Quando a aprovação de um governante fica entre 40% e 60%, a chance de reeleição é de 85% e de fazer o sucessor 36%. Dilma estava nesta faixa intermediária em 2014, e devido às especificidades da corrida daquele ano, a consultoria apostou que a chance de vitória era de 60%. Choveram críticas, principalmente porque Aécio Neves encostou em Dilma nas pesquisas finais. “Consegui a proeza de uma consultoria norte-americana ser chamada de petista”, diz, com bom humor.

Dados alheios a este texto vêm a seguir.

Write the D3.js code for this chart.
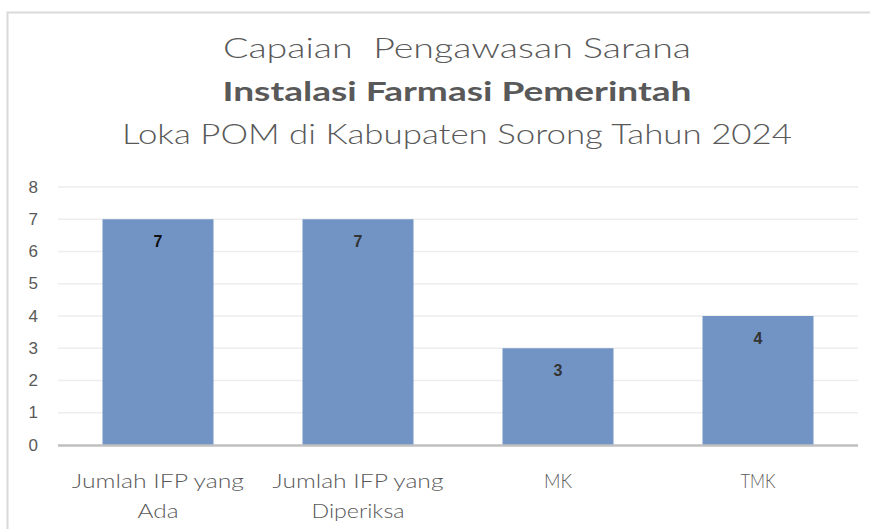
<!DOCTYPE html>
<meta charset="utf-8">
<style>
  body { margin: 0; background: #fff; }
  svg text { fill: #595959; }
</style>
<div id="chart"></div>
<script src="https://d3js.org/d3.v7.min.js"></script>
<script>
// data
var categories = [["Jumlah IFP yang", "Ada"], ["Jumlah IFP yang", "Diperiksa"], ["MK"], ["TMK"]];
var values = [7, 7, 3, 4];
var yTicks = [0, 1, 2, 3, 4, 5, 6, 7, 8];
var titleLines = ["Capaian  Pengawasan Sarana", "Instalasi Farmasi Pemerintah", "Loka POM di Kabupaten Sorong Tahun 2024"];

var W = 870, H = 529;
var margin = {top: 187, right: 12, bottom: 84, left: 58};

var svg = d3.select("#chart").append("svg")
  .attr("width", W)
  .attr("height", H);

// chart area frame (only top and left edge visible)
svg.append("path")
  .attr("d", "M7.5,540 L7.5,12.5 L875,12.5")
  .attr("fill", "none")
  .attr("stroke", "#d9d9d9")
  .attr("stroke-width", 2);

// title
var titleFont = "'Lato', 'Open Sans', sans-serif";
var titleY = [47, 90, 133];
var titleW = [468, 469, 670];
titleLines.forEach(function(t, i) {
  svg.append("text")
    .attr("x", 457)
    .attr("y", titleY[i])
    .attr("text-anchor", "middle")
    .attr("dominant-baseline", "central")
    .style("white-space", "pre")
    .style("font-family", titleFont)
    .style("font-size", "27px")
    .style("font-weight", i === 1 ? 700 : 300)
    .attr("textLength", titleW[i])
    .attr("lengthAdjust", "spacingAndGlyphs")
    .text(t);
});

var x = d3.scaleBand()
  .domain(d3.range(categories.length))
  .range([margin.left, 858])
  .paddingInner(0.445)
  .paddingOuter(0.2225);

var y = d3.scaleLinear()
  .domain([0, 8])
  .range([445, 187]);

// gridlines
svg.append("g").selectAll("line")
  .data(yTicks.filter(function(d) { return d > 0; }))
  .enter().append("line")
  .attr("x1", margin.left)
  .attr("x2", 858)
  .attr("y1", function(d) { return y(d); })
  .attr("y2", function(d) { return y(d); })
  .attr("stroke", "#ededed")
  .attr("stroke-width", 1.5);

// y axis labels
svg.append("g").selectAll("text")
  .data(yTicks)
  .enter().append("text")
  .attr("x", 38)
  .attr("y", function(d) { return y(d); })
  .attr("text-anchor", "end")
  .attr("dominant-baseline", "central")
  .style("font-family", "'Liberation Sans', Arial, sans-serif")
  .style("font-size", "17px")
  .text(function(d) { return d; });

// bars
svg.append("g").selectAll("rect")
  .data(values)
  .enter().append("rect")
  .attr("x", function(d, i) { return x(i); })
  .attr("y", function(d) { return y(d); })
  .attr("width", x.bandwidth())
  .attr("height", function(d) { return y(0) - y(d); })
  .attr("fill", "#7294c5");

// baseline
svg.append("line")
  .attr("x1", margin.left)
  .attr("x2", 858)
  .attr("y1", y(0) + 0.5)
  .attr("y2", y(0) + 0.5)
  .attr("stroke", "#bfbfbf")
  .attr("stroke-width", 2.5);

// value labels
svg.append("g").selectAll("text")
  .data(values)
  .enter().append("text")
  .attr("x", function(d, i) { return x(i) + x.bandwidth() / 2; })
  .attr("y", function(d) { return y(d) + 22; })
  .attr("text-anchor", "middle")
  .attr("dominant-baseline", "central")
  .style("font-family", "'Liberation Sans', Arial, sans-serif")
  .style("font-size", "16px")
  .style("font-weight", 700)
  .style("fill", function(d, i) { return i === 0 ? "#111" : "#333"; })
  .text(function(d) { return d; });

// category labels (widths stretched to look like the wide original font)
var catW = [[172, 41], [171, 93], [28], [35]];
var cat = svg.append("g").selectAll("text")
  .data(categories)
  .enter().append("text")
  .attr("x", function(d, i) { return x(i) + x.bandwidth() / 2; })
  .attr("y", 480)
  .attr("text-anchor", "middle")
  .attr("dominant-baseline", "central")
  .style("font-family", titleFont)
  .style("font-size", "19px")
  .style("font-weight", 300);

cat.each(function(d, i) {
  var t = d3.select(this);
  d.forEach(function(line, j) {
    t.append("tspan")
      .attr("x", t.attr("x"))
      .attr("dy", j === 0 ? 0 : 30)
      .attr("textLength", catW[i][j])
      .attr("lengthAdjust", "spacingAndGlyphs")
      .text(line);
  });
});
</script>
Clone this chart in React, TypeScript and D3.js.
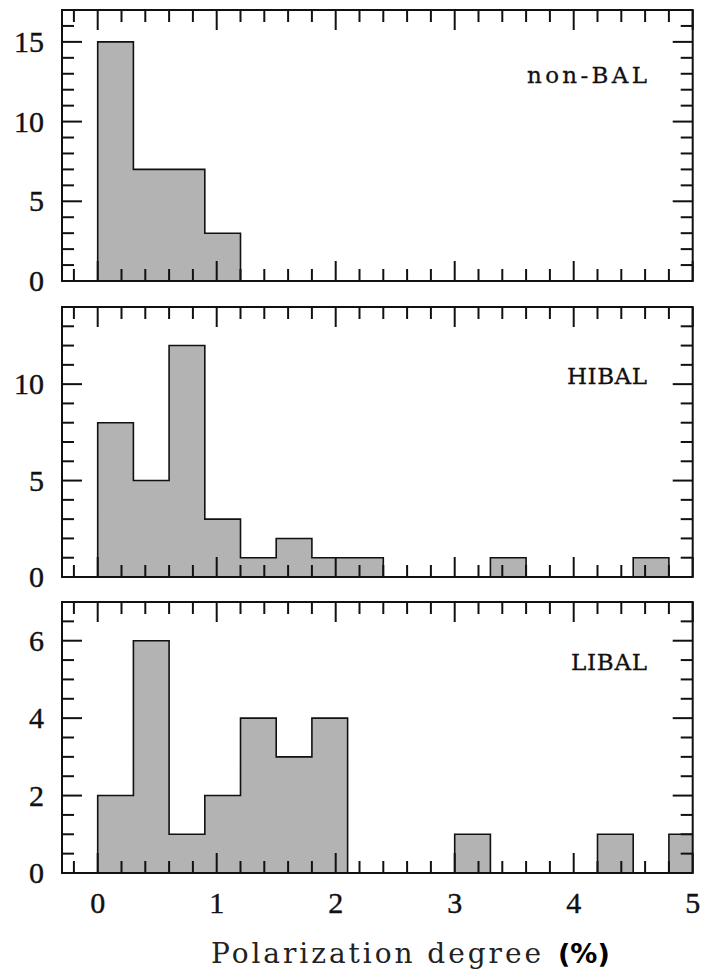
import React from "react";
import * as d3 from "d3";

// ---- data ----
const binStarts = [0, 0.3, 0.6, 0.9, 1.2, 1.5, 1.8, 2.1, 2.4, 2.7, 3.0, 3.3, 3.6, 3.9, 4.2, 4.5, 4.8];
const binWidth = 0.3;
const nonBAL = [15, 7, 7, 3];
const HIBAL = [8, 5, 12, 3, 1, 2, 1, 1, 0, 0, 0, 1, 0, 0, 0, 1];
const LIBAL = [2, 6, 1, 2, 4, 3, 4, 0, 0, 0, 1, 0, 0, 0, 1, 0, 1];
const xTickLabels = [0, 1, 2, 3, 4, 5];
const panelNames = ["non-BAL", "HIBAL", "LIBAL"];
const yMaxes = [17, 14, 7];
const yMajorTicks = [[0, 5, 10, 15], [0, 5, 10], [0, 2, 4, 6]];
const yMinorSteps = [1, 1, 0.5];
const xDomain: [number, number] = [-0.3, 5];

// ---- layout ----
const W = 705;
const H = 972;
const left = 62;
const right = 692.7;
const panelBoxes = [
  { top: 10, bottom: 281, labelY: 83, labelLen: 120 },
  { top: 307, bottom: 577, labelY: 384, labelLen: 80 },
  { top: 602, bottom: 873, labelY: 670, labelLen: 76 },
];
const labelRight = 647;
const MAJOR = 20;
const MINOR = 12;
const FILL = "#b3b3b3";
const INK = "#111";
const serif = "'Liberation Serif', 'DejaVu Serif', serif";

const x = d3.scaleLinear().domain(xDomain).range([left, right]);
const xMinor = d3.range(-0.2, 5.0001, 0.2).map((v) => Math.round(v * 10) / 10);

function Panel({ idx }: { idx: number }) {
  const box = panelBoxes[idx];
  const counts = [nonBAL, HIBAL, LIBAL][idx];
  const y = d3.scaleLinear().domain([0, yMaxes[idx]]).range([box.bottom, box.top]);
  const pts: [number, number][] = [];
  counts.forEach((c, i) => {
    const x0 = binStarts[i];
    const x1 = binStarts[i] + binWidth;
    if (i === 0) pts.push([x0, 0]);
    pts.push([x0, c]);
    pts.push([x1, c]);
    if (i === counts.length - 1) pts.push([x1, 0]);
  });
  const line = d3.line<[number, number]>().x((d) => x(d[0])).y((d) => y(d[1]));
  const area = d3
    .area<[number, number]>()
    .x((d) => x(d[0]))
    .y0(y(0))
    .y1((d) => y(d[1]));
  const clipId = `clip${idx}`;
  const yMinor = d3.range(0, yMaxes[idx] + 0.0001, yMinorSteps[idx]);
  const isMajorX = (v: number) => Math.abs(v - Math.round(v)) < 1e-6;
  const isMajorY = (v: number) => yMajorTicks[idx].some((m) => Math.abs(m - v) < 1e-6);
  return (
    <g>
      <defs>
        <clipPath id={clipId}>
          <rect x={left} y={box.top} width={right - left} height={box.bottom - box.top} />
        </clipPath>
      </defs>
      <g clipPath={`url(#${clipId})`}>
        <path d={area(pts) || ""} fill={FILL} stroke="none" />
        <path d={line(pts) || ""} fill="none" stroke={INK} strokeWidth={1.6} />
      </g>
      {xMinor.map((v) => {
        const len = isMajorX(v) ? MAJOR : MINOR;
        const xx = x(v);
        return (
          <g key={`xt${v}`} stroke={INK} strokeWidth={2}>
            <line x1={xx} x2={xx} y1={box.bottom} y2={box.bottom - len} />
            <line x1={xx} x2={xx} y1={box.top} y2={box.top + len} />
          </g>
        );
      })}
      {yMinor.map((v) => {
        const len = isMajorY(v) ? MAJOR : MINOR;
        const yy = y(v);
        return (
          <g key={`yt${v}`} stroke={INK} strokeWidth={2}>
            <line x1={left} x2={left + len} y1={yy} y2={yy} />
            <line x1={right} x2={right - len} y1={yy} y2={yy} />
          </g>
        );
      })}
      <rect
        x={left}
        y={box.top}
        width={right - left}
        height={box.bottom - box.top}
        fill="none"
        stroke={INK}
        strokeWidth={2}
      />
      {yMajorTicks[idx].map((v) => (
        <text
          key={`yl${v}`}
          x={44}
          y={y(v)}
          dy="0.34em"
          textAnchor="end"
          fontFamily={serif}
          fontSize={30}
          fill={INK}
          stroke={INK}
          strokeWidth={0.4}
        >
          {v}
        </text>
      ))}
      <text
        x={labelRight}
        y={box.labelY}
        textAnchor="end"
        fontFamily="'DejaVu Serif', serif"
        fontSize={23}
        fill={INK}
        stroke={INK}
        strokeWidth={0.3}
        textLength={box.labelLen}
        lengthAdjust="spacing"
      >
        {panelNames[idx]}
      </text>
      {idx === 2 &&
        xTickLabels.map((v) => (
          <text
            key={`xl${v}`}
            x={x(v)}
            y={913}
            textAnchor="middle"
            fontFamily={serif}
            fontSize={30}
            fill={INK}
            stroke={INK}
            strokeWidth={0.4}
          >
            {v}
          </text>
        ))}
    </g>
  );
}

export default function App() {
  return (
    <svg
      width={W}
      height={H}
      viewBox={`0 0 ${W} ${H}`}
      style={{ position: "absolute", left: 0, top: 0, display: "block", background: "#fff" }}
    >
      <rect x={0} y={0} width={W} height={H} fill="#fff" />
      {[0, 1, 2].map((i) => (
        <Panel key={i} idx={i} />
      ))}
      <text
        x={211}
        y={963}
        fontFamily="'DejaVu Serif', serif"
        fontSize={28}
        fill="#222"
        textLength={330}
        lengthAdjust="spacing"
      >
        Polarization degree
      </text>
      <text
        x={558}
        y={963}
        fontFamily="'DejaVu Sans', Verdana, sans-serif"
        fontWeight="bold"
        fontSize={27}
        fill="#000"
      >
        (%)
      </text>
    </svg>
  );
}
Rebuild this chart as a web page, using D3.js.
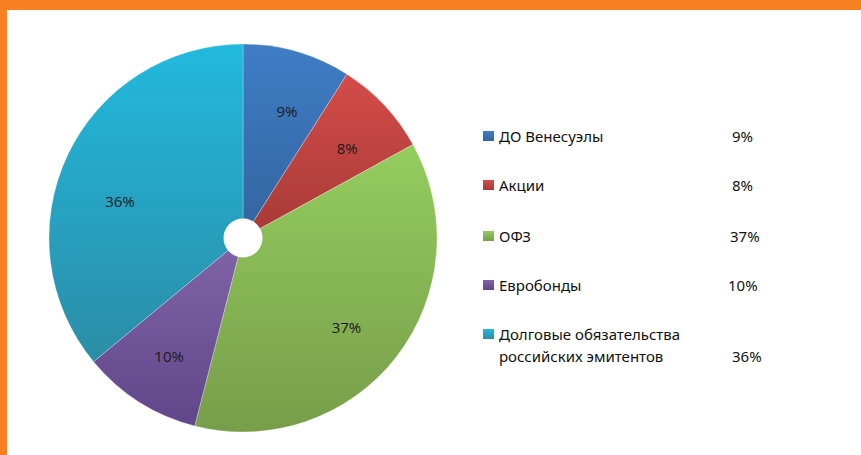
<!DOCTYPE html>
<html>
<head>
<meta charset="utf-8">
<script src="https://cdn.jsdelivr.net/npm/d3@7"></script>
<style>
  body { margin: 0; background: #fff; }
  svg { display: block; }
</style>
</head>
<body>
<script>
// data
var categories = ["ДО Венесуэлы", "Акции", "ОФЗ", "Евробонды", "Долговые обязательства российских эмитентов"];
var legendLines = [["ДО Венесуэлы"], ["Акции"], ["ОФЗ"], ["Евробонды"], ["Долговые обязательства", "российских эмитентов"]];
var values = [9, 8, 37, 10, 36];
var topColors = ["#3f7dc5", "#d44c48", "#94cd5e", "#8164a8", "#22b9de"];
var bottomColors = ["#33649f", "#a63a37", "#779d49", "#604789", "#2b8da6"];

var W = 861, H = 455,
    cx = 243, cy = 238, radius = 194, hole = 19.5;

// label nudges (Excel moves the big slice label a bit)
var labelShift = [[6, 4], [5, 4], [-4, 6], [-1, 4], [0, 22]];

var svg = d3.select("body").append("svg")
    .attr("width", W)
    .attr("height", H);

// orange frame (top and left)
svg.append("rect").attr("x", 0).attr("y", 0).attr("width", W).attr("height", 10).attr("fill", "#f78122");
svg.append("rect").attr("x", 0).attr("y", 0).attr("width", 7).attr("height", H).attr("fill", "#f78122");

var defs = svg.append("defs");
values.forEach(function(v, i) {
  var gr = defs.append("linearGradient")
      .attr("id", "grad" + i)
      .attr("x1", 0).attr("y1", 0).attr("x2", 0).attr("y2", 1);
  gr.append("stop").attr("offset", "0%").attr("stop-color", topColors[i]);
  gr.append("stop").attr("offset", "100%").attr("stop-color", bottomColors[i]);
});

var pie = d3.pie().sort(null).value(function(d) { return d; });
var arc = d3.arc().innerRadius(0).outerRadius(radius);
var labelArc = d3.arc().innerRadius(136).outerRadius(136);

var g = svg.append("g").attr("transform", "translate(" + cx + "," + cy + ")");

var arcs = pie(values);

g.selectAll("path.slice")
    .data(arcs)
  .enter().append("path")
    .attr("class", "slice")
    .attr("d", arc)
    .attr("fill", function(d, i) { return "url(#grad" + i + ")"; })
    .attr("stroke", "rgba(255,255,255,0.45)")
    .attr("stroke-width", 0.6);

g.append("circle").attr("r", hole).attr("fill", "#fff");

g.selectAll("text.lbl")
    .data(arcs)
  .enter().append("text")
    .attr("class", "lbl")
    .attr("transform", function(d, i) {
      var c = labelArc.centroid(d);
      return "translate(" + (c[0] + labelShift[i][0]) + "," + (c[1] + labelShift[i][1]) + ")";
    })
    .attr("text-anchor", "middle")
    .attr("dy", "0.35em")
    .attr("font-family", "Open Sans, sans-serif")
    .attr("font-size", 15)
    .attr("fill", "#1a1a1a")
    .text(function(d) { return d.data + "%"; });

// legend
var rowY = [137, 186, 237, 286, 335];
var pctX = [732, 732, 730, 728, 732];
var legend = svg.append("g").attr("font-family", "Noto Sans, sans-serif").attr("font-size", 15).attr("fill", "#111");

legendLines.forEach(function(lines, i) {
  var y = rowY[i];
  var gr = defs.append("linearGradient")
      .attr("id", "lg" + i).attr("x1", 0).attr("y1", 0).attr("x2", 0).attr("y2", 1);
  gr.append("stop").attr("offset", "0%").attr("stop-color", topColors[i]);
  gr.append("stop").attr("offset", "100%").attr("stop-color", bottomColors[i]);
  legend.append("rect")
      .attr("x", 483).attr("y", y - 6)
      .attr("width", 11).attr("height", 10)
      .attr("fill", "url(#lg" + i + ")");
  lines.forEach(function(t, j) {
    legend.append("text")
        .attr("x", 499).attr("y", y + j * 22)
        .attr("dy", "0.35em")
        .text(t);
  });
  legend.append("text")
      .attr("x", pctX[i]).attr("y", y + (lines.length - 1) * 22)
      .attr("dy", "0.35em")
      .text(values[i] + "%");
});
</script>
</body>
</html>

“Esse modelo nos diria que se ela terminasse o mandato, teria menos de 11% de chance de eleger o sucessor. Mas sendo Lula quem ele é, esses 11% são maiores”, declarou. “Para um partido que está há dezesseis anos no poder, com essa desorganização econômica, a chance de ganhar mais um mandato é mínima. Mas Lula certamente seria mais competitivo que isso”, avalia Castro Neves. Ele destaca o recall de Lula como um dos motivos que o fazem aparecer bem posicionado nas pesquisas de intenção de voto, mas sublinha a rejeição do petista, que chega a 57%.
“Mas é um candidato competitivo pelo fato de ser quem é e num provável cenário de fragmentação de candidaturas (a eleição de 2018 pode ter ainda Aécio, pelo PSDB, Serra, pelo PMDB e Geraldo Alckmin pelo PSB, Marina Silva pela Rede, além de candidaturas menores). Eu achava que Lula não disputaria 2018. Ele sabe que o sucesso dele se deu num momento favorável da economia global. Ele iria consumir capital político e não acumular. Agora, a Lava Jato muda o cálculo e aumenta na margem a chance de que ele queira concorrer”, analisa.
Num momento em que o governo questiona a legitimidade do impeachment, dizendo que não há crime de responsabilidade e que, portanto, se trataria de um golpe, Castro Neves diz que o processo é “vergonhoso” da maneira como foi feito, mas que não é ilegítimo. Diz também que o governo cometeu “erros enormes seguidos”. “Em nenhum país democrático, o governo teria sobrevivido a escândalos dessa magnitude.”
Castro Neves destaca que a imprensa internacional tem dado mais repercussão à visão do golpe do que a imprensa nacional. Ele acha que, se num eventual governo Temer a Operação Lava Jato prosseguir, “a narrativa do golpe será reduzida na história”.